EXERCISE MATERIAL:
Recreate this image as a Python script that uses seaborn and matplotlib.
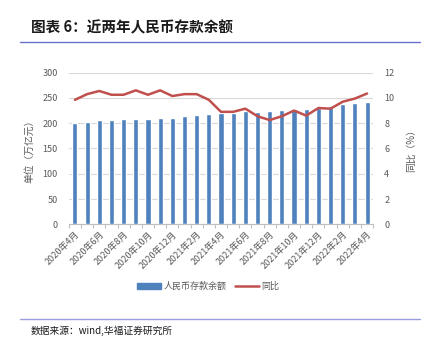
import matplotlib
matplotlib.use("Agg")
import matplotlib.pyplot as plt
import seaborn as sns
import pandas as pd
from matplotlib.lines import Line2D
from matplotlib.patches import Patch

months = ["2020年4月", "2020年5月", "2020年6月", "2020年7月", "2020年8月", "2020年9月",
          "2020年10月", "2020年11月", "2020年12月", "2021年1月", "2021年2月", "2021年3月",
          "2021年4月", "2021年5月", "2021年6月", "2021年7月", "2021年8月", "2021年9月",
          "2021年10月", "2021年11月", "2021年12月", "2022年1月", "2022年2月", "2022年3月",
          "2022年4月"]
deposit = [201, 203, 205.5, 205.5, 207.5, 208.5, 209, 211, 211, 213.5, 215.5, 217.5,
           219.5, 220.5, 224.5, 222.5, 224.5, 226.5, 228.5, 228.5, 231, 234, 237.5,
           240.5, 241.5]
yoy = [9.85, 10.3, 10.55, 10.25, 10.25, 10.6, 10.25, 10.6, 10.15, 10.3, 10.3, 9.85,
       8.9, 8.9, 9.15, 8.55, 8.25, 8.55, 9.0, 8.6, 9.2, 9.15, 9.7, 9.95, 10.35]
left_ticks = [0, 50, 100, 150, 200, 250, 300]
right_ticks = [0, 2, 4, 6, 8, 10, 12]

sns.set_theme(style="white")
plt.rcParams['font.family'] = ['Noto Sans CJK SC', 'DejaVu Sans']

BAR = "#4F81BD"
RED = "#C0504D"
GRAY = "#595959"

df = pd.DataFrame({"month": months, "deposit": deposit, "yoy": yoy,
                   "idx": list(range(len(months)))})

fig = plt.figure(figsize=(4.25, 3.51), dpi=100)
ax = fig.add_axes([0.162, 0.361, 0.716, 0.432])

sns.barplot(data=df, x="month", y="deposit", color=BAR, width=0.42,
            saturation=1, ax=ax, zorder=2)
ax.set_ylim(0, 300)
ax.set_yticks(left_ticks)
ax.set_xlim(-0.5, len(months) - 0.5)
ax.yaxis.grid(True, color="#D9D9D9", linewidth=0.8, zorder=0)
ax.set_axisbelow(True)
for s in ["top", "right", "left"]:
    ax.spines[s].set_visible(False)
ax.spines["bottom"].set_color("#BFBFBF")
ax.spines["bottom"].set_linewidth(0.8)

# category labels every other month
lab_pos = list(range(0, len(months), 2))
ax.set_xticks(lab_pos)
ax.set_xticklabels([months[i] for i in lab_pos], rotation=45, ha="right",
                   rotation_mode="anchor", fontsize=6.5, color=GRAY)
ax.tick_params(axis="x", which="major", length=0, pad=4)
ax.set_xticks([i - 0.5 for i in range(len(months) + 1)], minor=True)
ax.tick_params(axis="x", which="minor", length=3, color="#BFBFBF", width=0.8,
               bottom=True)
ax.tick_params(axis="y", length=0, labelsize=6.5, labelcolor=GRAY, pad=8)
ax.set_xlabel("")
ax.set_ylabel("单位（万亿元）", fontsize=7, color=GRAY, labelpad=6)

ax2 = ax.twinx()
sns.lineplot(data=df, x="idx", y="yoy", color=RED, linewidth=1.8, ax=ax2,
             zorder=3)
ax2.set_ylim(0, 12)
ax2.set_yticks(right_ticks)
ax2.set_xlim(-0.5, len(months) - 0.5)
for s in ["top", "right", "left", "bottom"]:
    ax2.spines[s].set_visible(False)
ax2.tick_params(axis="y", length=0, labelsize=6.5, labelcolor=GRAY, pad=8)
ax2.set_xlabel("")
ax2.set_ylabel("同比（%）", fontsize=7, color=GRAY, rotation=90, labelpad=8)
ax2.grid(False)

handles = [Patch(facecolor=BAR, edgecolor=BAR),
           Line2D([0], [0], color=RED, linewidth=1.8)]
fig.legend(handles, ["人民币存款余额", "同比"], loc="center",
           bbox_to_anchor=(0.49, 0.183), ncol=2, frameon=False, fontsize=6.5,
           handlelength=2.6, handleheight=0.6, columnspacing=1.0,
           handletextpad=0.3, labelcolor=GRAY)

# title and rules
fig.text(0.072, 0.923, "图表 6：近两年人民币存款余额", fontsize=10.5,
         fontweight="bold", ha="left", va="center", color="#1a1a1a")
fig.add_artist(Line2D([0.047, 0.988], [0.880, 0.880], color="#6B70CF",
                      linewidth=1.0, transform=fig.transFigure))
fig.add_artist(Line2D([0.047, 0.988], [0.090, 0.090], color="#9A9EDC",
                      linewidth=1.0, transform=fig.transFigure))
fig.text(0.072, 0.058, "数据来源：wind,华福证券研究所", fontsize=7,
         ha="left", va="center", color="#1a1a1a")

fig.savefig("out.png", dpi=100)
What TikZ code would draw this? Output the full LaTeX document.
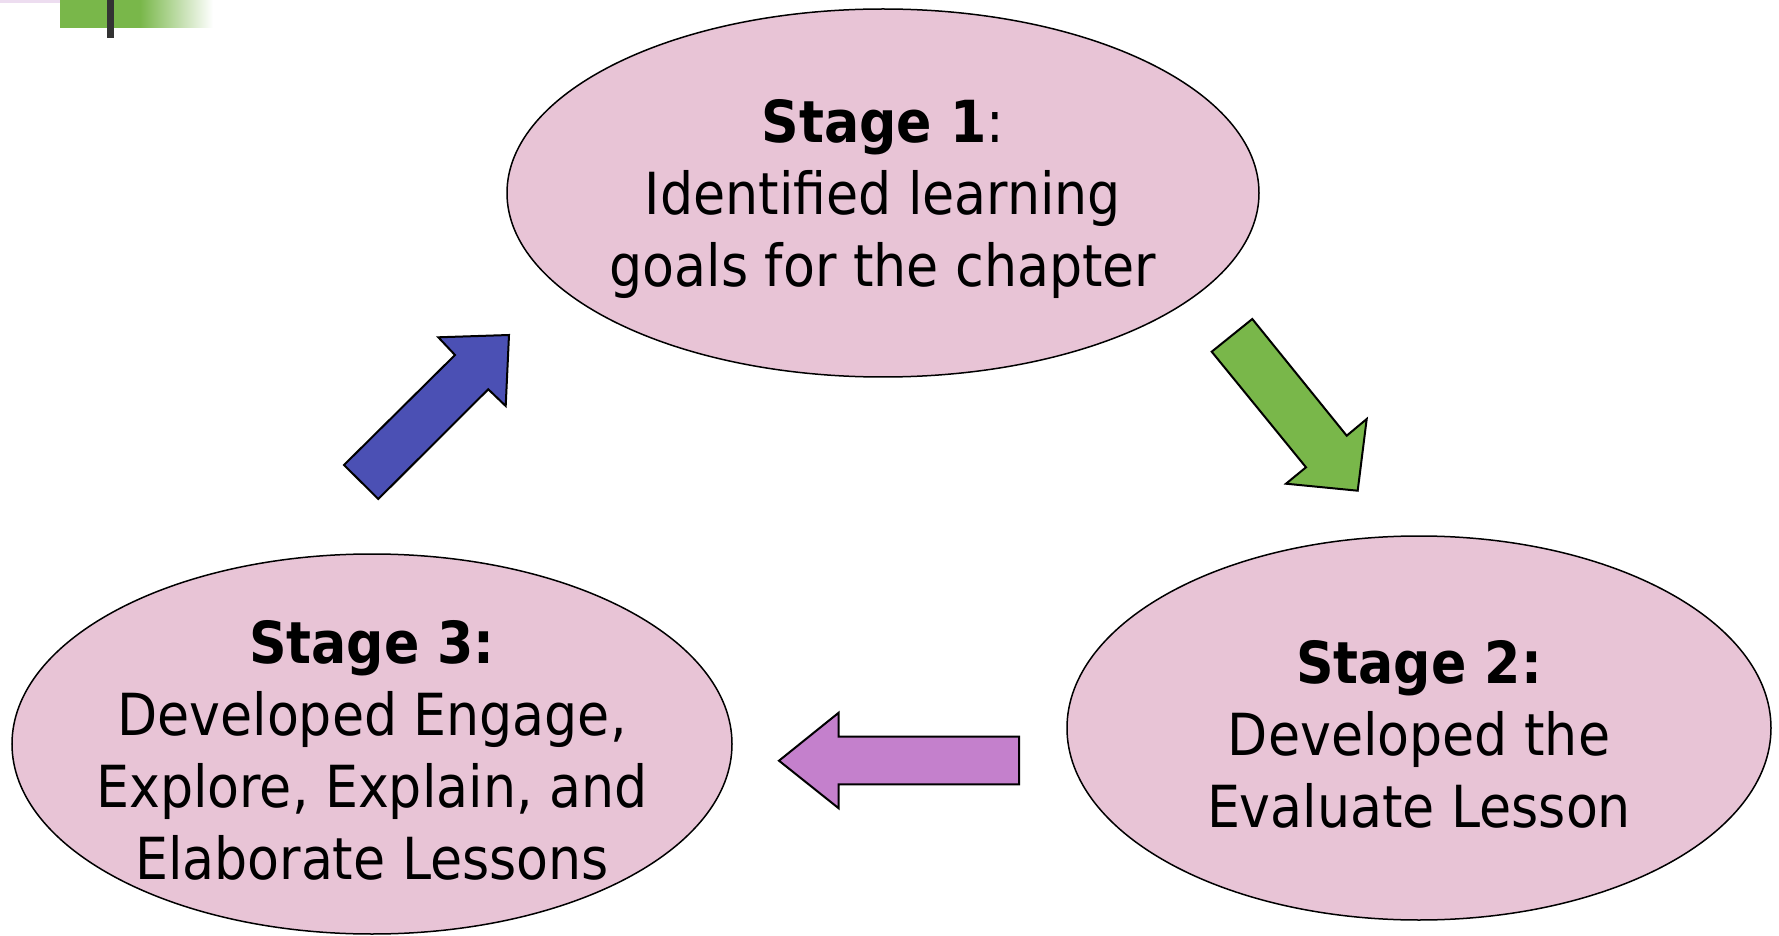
\documentclass[tikz,border=0pt]{standalone}
\usepackage{fontspec}
\setmainfont{DejaVu Sans Condensed}
\usepackage{xcolor}
\usepackage{tikz}
\usetikzlibrary{shapes.geometric,calc}

\definecolor{stagepink}{HTML}{E8C4D6}
\definecolor{arrowgreen}{HTML}{79B74A}
\definecolor{arrowblue}{HTML}{4B50B4}
\definecolor{arrowpurple}{HTML}{C480CC}
\definecolor{bardark}{HTML}{333333}
\definecolor{barlavender}{HTML}{EDDDF0}

\tikzset{
    stage/.style={ellipse, draw=black, line width=0.75pt, fill=stagepink, inner sep=0pt},
    stagetext/.style={align=center, yshift=-3pt, font=\fontsize{29}{36}\selectfont},
    blockarrow/.style={draw=black, line width=1pt, line join=miter}
}

\begin{document}
\begin{tikzpicture}[x=0.5pt, y=-0.5pt]
    \useasboundingbox (0,0) rectangle (1779,936);

    % corner mark
    \fill[barlavender] (0,0) rectangle (92,3);
    \fill[arrowgreen] (60,0) rectangle (141,28);
    \shade[left color=arrowgreen, right color=white] (140,0) rectangle (213,28);
    \fill[bardark] (107,0) rectangle (114,38);

    \node[stage, minimum width=376pt, minimum height=184pt] (stage1) at (883,193) {};
    \node[stagetext] at (stage1.center) {\textbf{Stage 1}:\\Identified learning\\goals for the chapter};

    \node[stage, minimum width=352pt, minimum height=192pt] (stage2) at (1419,728) {};
    \node[stagetext] at (stage2.center) {\textbf{Stage 2:}\\Developed the\\Evaluate Lesson};

    \node[stage, minimum width=360pt, minimum height=190pt] (stage3) at (372,744) {};
    \node[stagetext] at (stage3.center) {\textbf{Stage 3:}\\Developed Engage,\\Explore, Explain, and\\Elaborate Lessons};

    % stage 1 to stage 2
    \filldraw[blockarrow, fill=arrowgreen] (1211.7,351.7) -- (1252.3,319) -- (1346.7,435.7) -- (1366.7,419)
        -- (1357.7,490.7) -- (1286,483.7) -- (1306,467.3) -- cycle;
    % stage 2 to stage 3
    \filldraw[blockarrow, fill=arrowpurple] (1019,736.7) -- (838.7,736.7) -- (838.7,712.7) -- (779,760.7)
        -- (838.7,808.3) -- (838.7,784.3) -- (1019,784.3) -- cycle;
    % stage 3 to stage 1
    \filldraw[blockarrow, fill=arrowblue] (344,465) -- (455,355) -- (438.3,337.3) -- (509,335)
        -- (505.7,406) -- (488.3,389.3) -- (378.3,499) -- cycle;
\end{tikzpicture}
\end{document}
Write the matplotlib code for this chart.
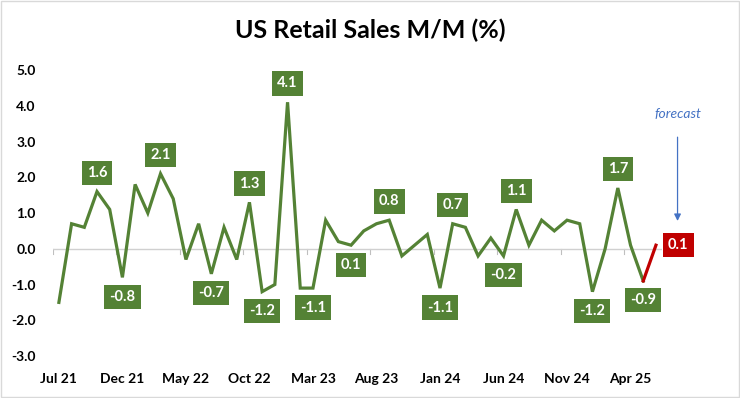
import matplotlib
matplotlib.use("Agg")
import matplotlib.pyplot as plt
from matplotlib.patches import Rectangle

plt.rcParams['font.family'] = ['Lato', 'DejaVu Sans']

# monthly values, Jul 21 .. May 25 (actual), Jun 25 forecast
months = ["Jul 21", "Aug 21", "Sep 21", "Oct 21", "Nov 21", "Dec 21",
          "Jan 22", "Feb 22", "Mar 22", "Apr 22", "May 22", "Jun 22",
          "Jul 22", "Aug 22", "Sep 22", "Oct 22", "Nov 22", "Dec 22",
          "Jan 23", "Feb 23", "Mar 23", "Apr 23", "May 23", "Jun 23",
          "Jul 23", "Aug 23", "Sep 23", "Oct 23", "Nov 23", "Dec 23",
          "Jan 24", "Feb 24", "Mar 24", "Apr 24", "May 24", "Jun 24",
          "Jul 24", "Aug 24", "Sep 24", "Oct 24", "Nov 24", "Dec 24",
          "Jan 25", "Feb 25", "Mar 25", "Apr 25", "May 25", "Jun 25"]
actual = [-1.5, 0.7, 0.6, 1.6, 1.1, -0.8,
          1.8, 1.0, 2.1, 1.4, -0.3, 0.7,
          -0.7, 0.6, -0.3, 1.3, -1.2, -1.0,
          4.1, -1.1, -1.1, 0.8, 0.2, 0.1,
          0.5, 0.7, 0.8, -0.2, 0.1, 0.4,
          -1.1, 0.7, 0.6, -0.2, 0.3, -0.2,
          1.1, 0.1, 0.8, 0.5, 0.8, 0.7,
          -1.2, 0.0, 1.7, 0.1, -0.9]
forecast = 0.1

# which points get a data label, above or below the line
labels_above = [3, 8, 15, 18, 26, 31, 36, 44]
labels_below = [5, 12, 16, 20, 23, 30, 35, 42, 46]

green = "#548235"
red = "#C00000"
blue = "#4472C4"

fig = plt.figure(figsize=(7.4, 3.98), dpi=100)
ax = fig.add_axes([0.071, 0.1055, 0.824, 0.7185])

x = list(range(len(actual)))
ax.plot(x, actual, color=green, lw=2.3, solid_joinstyle='miter', zorder=3)
ax.plot([x[-1], x[-1] + 1], [actual[-1], forecast], color=red, lw=2.3, zorder=3)

box = dict(boxstyle="square,pad=0.35", fc=green, ec="none")
for i in labels_above:
    ax.annotate(f"{actual[i]:.1f}", (i, actual[i]), xytext=(0, 13.5), textcoords="offset points",
                ha="center", va="center", color="white", fontsize=10.5, fontweight="bold", bbox=box, zorder=4)
for i in labels_below:
    ax.annotate(f"{actual[i]:.1f}", (i, actual[i]), xytext=(0, -14), textcoords="offset points",
                ha="center", va="center", color="white", fontsize=10.5, fontweight="bold", bbox=box, zorder=4)
ax.annotate(f"{forecast:.1f}", (len(actual), forecast), xytext=(16, 0), textcoords="offset points",
            ha="center", va="center", color="white", fontsize=10.5, fontweight="bold",
            bbox=dict(boxstyle="square,pad=0.35", fc=red, ec="none"), zorder=4)

# forecast note with arrow
ax.annotate("", xy=(len(actual) + 1.7, 0.7), xytext=(len(actual) + 1.7, 3.2),
            arrowprops=dict(arrowstyle="-|>", color=blue, lw=0.9, mutation_scale=10),
            annotation_clip=False)
ax.text(len(actual) + 1.7, 3.78, "forecast", color=blue, style="italic", fontsize=10,
        ha="center", va="center")

ax.set_xlim(-0.5, len(months) - 0.5)
ax.set_ylim(-3, 5)
ax.set_yticks([-3, -2, -1, 0, 1, 2, 3, 4, 5])
ax.set_yticklabels([f"{v:.1f}" for v in [-3, -2, -1, 0, 1, 2, 3, 4, 5]], fontsize=10, fontweight="bold")
ax.tick_params(axis="y", length=0, pad=12)

tick_pos = list(range(0, len(months), 5))
ax.set_xticks(tick_pos)
ax.set_xticklabels([months[i] for i in tick_pos], fontsize=10, fontweight="bold")
ax.tick_params(axis="x", length=0, pad=12)
for p in tick_pos:
    ax.plot([p - 0.5, p - 0.5], [0, -0.15], color="#BFBFBF", lw=0.8, zorder=1)
ax.axhline(0, color="#D0D0D0", lw=1, zorder=1)

for s in ax.spines.values():
    s.set_visible(False)

fig.text(0.5, 0.925, "US Retail Sales M/M (%)", ha="center", va="center",
         fontsize=18, fontweight="bold")
fig.patches.append(Rectangle((0.001, 0.002), 0.997, 0.995, transform=fig.transFigure,
                             fill=False, ec="#D9D9D9", lw=1))

fig.savefig("out.png", dpi=100)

TASK OBJECTIVE:
Extract the part of the records that opens with the line containing "Write the matplotlib code for this chart." and closes with the line containing "ax.plot([x[-1], x[-1] +". Take only those lines, exactly, and no pictures.

WORKED ANSWER:
Write the matplotlib code for this chart.
import matplotlib
matplotlib.use("Agg")
import matplotlib.pyplot as plt
from matplotlib.patches import Rectangle

plt.rcParams['font.family'] = ['Lato', 'DejaVu Sans']

# monthly values, Jul 21 .. May 25 (actual), Jun 25 forecast
months = ["Jul 21", "Aug 21", "Sep 21", "Oct 21", "Nov 21", "Dec 21",
          "Jan 22", "Feb 22", "Mar 22", "Apr 22", "May 22", "Jun 22",
          "Jul 22", "Aug 22", "Sep 22", "Oct 22", "Nov 22", "Dec 22",
          "Jan 23", "Feb 23", "Mar 23", "Apr 23", "May 23", "Jun 23",
          "Jul 23", "Aug 23", "Sep 23", "Oct 23", "Nov 23", "Dec 23",
          "Jan 24", "Feb 24", "Mar 24", "Apr 24", "May 24", "Jun 24",
          "Jul 24", "Aug 24", "Sep 24", "Oct 24", "Nov 24", "Dec 24",
          "Jan 25", "Feb 25", "Mar 25", "Apr 25", "May 25", "Jun 25"]
actual = [-1.5, 0.7, 0.6, 1.6, 1.1, -0.8,
          1.8, 1.0, 2.1, 1.4, -0.3, 0.7,
          -0.7, 0.6, -0.3, 1.3, -1.2, -1.0,
          4.1, -1.1, -1.1, 0.8, 0.2, 0.1,
          0.5, 0.7, 0.8, -0.2, 0.1, 0.4,
          -1.1, 0.7, 0.6, -0.2, 0.3, -0.2,
          1.1, 0.1, 0.8, 0.5, 0.8, 0.7,
          -1.2, 0.0, 1.7, 0.1, -0.9]
forecast = 0.1

# which points get a data label, above or below the line
labels_above = [3, 8, 15, 18, 26, 31, 36, 44]
labels_below = [5, 12, 16, 20, 23, 30, 35, 42, 46]

green = "#548235"
red = "#C00000"
blue = "#4472C4"

fig = plt.figure(figsize=(7.4, 3.98), dpi=100)
ax = fig.add_axes([0.071, 0.1055, 0.824, 0.7185])

x = list(range(len(actual)))
ax.plot(x, actual, color=green, lw=2.3, solid_joinstyle='miter', zorder=3)
ax.plot([x[-1], x[-1] + 1], [actual[-1], forecast], color=red, lw=2.3, zorder=3)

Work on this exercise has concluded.